A little later I added a follow-up, recalling in form my original comment.

If we were Christians, we’d mock any monument to a great man. We’d only have time for monuments to people no one had ever heard of, the meanest — to a guy who broke some persistent addiction late in life, say, or a woman who landed in prison for some idiot white-collar crime and discovered a side of humanity previously unknown to her in friendship with a cellmate.

It’s several days since I left these. They’ve had no reply, and this time, I assume, none is coming. That’s okay; I don’t know how much good there is in extending this kind of exchange — a doubt to which I’m led by a certain amount of experience with extending this kind of exchange.

I’m after several things in the comments, I think. One is to resist the idea, common to a lot of public chatter in the wake of last weekend’s events in Charlottesville, especially around the question of disposition of the country’s many Confederate memorials, that what’s at issue in America today is a national divide that could or should have begun to be resolved with the war fought a century and a half ago. That enormously popular idea, for which Abraham Lincoln (his monument the greatest of all, of course) stands as icon in our dominant story of the country’s place in world civilizational history, takes various expressions and belongs as much to those who want to uphold Southern nobility mythology as to those who want to suppress it. Hard to say how well I’ve thought through my resistance to the national divide story line, but I am hopeful in any event of grasping it more fully, in time, without falling into an easy sort of leftism.

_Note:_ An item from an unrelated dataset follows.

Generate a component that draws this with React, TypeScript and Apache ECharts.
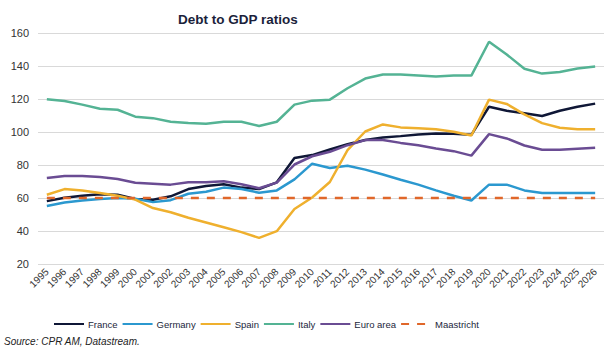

Another thing I’m after, more important to me, is to say simply that Christian faith is distinguished from the beginning by the faculty for seeing through all sorts of societal and civilizational appearance of human greatness. This isn’t implicitly an impulse of destruction toward monuments, statuary or other — a point that my comments cloud at first and then attempt to clear up. But it is my own attraction to these monuments, the memorials to the Confederacy and also all those that the moral tide of the moment mostly isn’t against, with that of people (like this Texas friend) among whom mine was formed, that immediately presents itself in the week’s little swell of public controversy as obscuring to the Christian light that so many of us Americans have imagined we stand for revealing.